Collaborative Code Review
It occurred to me that despite the number of times I’ve been asked to talk about what my Masters thesis work is all about, I’ve never really bothered to sit down and describe it outside of my own personal notes and drafts. So I’m going to talk a bit about the motivations and ideas behind what I’m doing, since the actual technical side isn’t particularly interesting.
The idea of code review is a very simple one: if you have someone else look over your code, they can probably help you make it better. Many software companies incorporate this into their development workflow, and it is not uncommon for code review to be mandatory before new code is accepted. While this works well in industry (not to say that it is without faults), it relies on the assumption that every developer writing code is also a code reviewer. If all code gets a second set of eyes and you assume that reviewing code is a much less time-consuming task than writing it in the first place, then the overhead of mandatory code review is fairly palatable.
When we look instead at teaching a moderately large programming class with a significant amount of programming work, it becomes essentially impossible for the teaching staff to look over student code with any amount of detail beyond superficial correctness, code style, and maybe some high-level concepts. While this is depressing, it is also inevitable when you look at the numbers (we’ll use some approximate numbers from a recent iteration of MIT’s 6.005: Elements of Software Construction):
100 students × 3 projects × 3000 lines per project / 3 students per group
= 300,000 lines of code
300,000 lines of code / 4 TAs / 15 weeks per semester
= 5,000 lines of code per TA per week
I’m not comfortable with the idea of looking at 1,000 lines of code per day as a TA. That’s not even including the smaller problem sets we had throughout semester.
How can we make sure that student code gets looked over and corrected?
One approach is to bring in more people by bringing the students into the review process. This has three advantages: reducing the load on the teaching staff, teaching the students how to review code, and exposing students to each other’s code and comments. It is easy to imagine a class where after an assignment is due, each student is then given the task of reviewing some amount of code written by classmates, after which the feedback would be collected and presented to the students for their own benefit, and also to the teaching staff to facilitate the grading process.

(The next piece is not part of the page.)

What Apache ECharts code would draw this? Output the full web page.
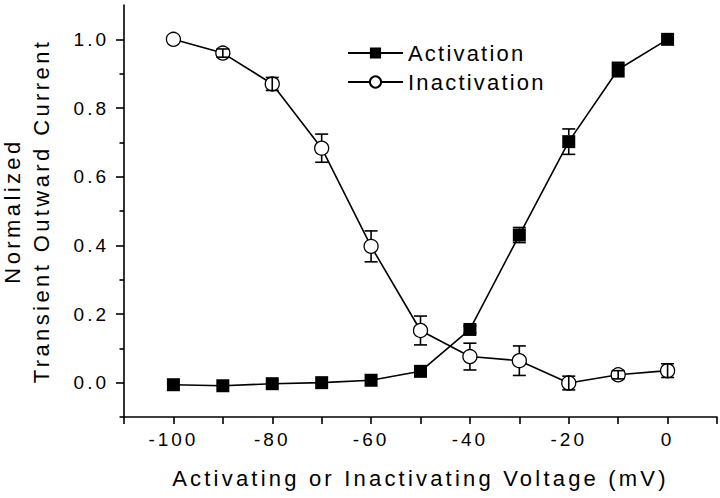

While existing review systems are built for small teams of experienced developers whose primary goal is to improve code quality, our problem is fundamentally different. A classroom code review tool needs to be built for a large group of students of varying levels together with a small group of (hopefully experienced) teaching staff. Furthermore, while code quality is important, the primary goal in a classroom is to teach the students how to be better software engineers. By designing a few key features into the system with the characteristics of our reviewer population in mind, we can accelerate and improve both the quality of the code review and the quality of the student learning that result:
- Code partitioning – Because it would be unfeasible to simply distribute an entire project to a student for review, student code needs to be partitioned into small “chunks”, perhaps on the order of 50 lines each, to distribute to peers.
- Discussion support – Users can reply and vote on existing comments, allowing students to directly communicate with each other in the context of code.
- Reputation system – Users are rewarded for high-quality comments, incentivizing participation. This can be in the form of “karma” points, achievements or badges, or both.
The other approach is to bring in better tools to help streamline and automate the review process as much as possible. This is something that doesn’t quite exist yet in the wild. Our current state-of-the-art tools to ensuring code quality fall largely into two categories: completely automated systems like testing frameworks and static analysis, and completely user-driven tools like existing code review systems (Gerrit, Rietveld, Review Board).
Ideally, our tool would sit between these two extremes and aim to increase the efficiency and quality of the code review by automating tedious work and gathering relevant data. Our users are experience-rich and time-poor, so the it is the primary responsibility of the tool to decide how best to target their attention.
- Automatically generated feedback – Existing static analysis tools (Checkstyle, FindBugs) can often generate many of the same comments that human reviewers would otherwise leave. Why not add the output of those tools into the same interface that human reviewers use and allow users to upvote/downvote/reply to them.
- Clustering similar code – If a piece of code is unfamiliar to the reviewer, it could be extremely helpful to look at a piece of similar code somewhere else in the system that has already been reviewed and annotated.
In short, my thesis work is to improve both the code review process itself and software engineering education by adding students (and others) into the review process and giving them an intelligent, easy-to-use tool to make that process as easy and streamlined as possible.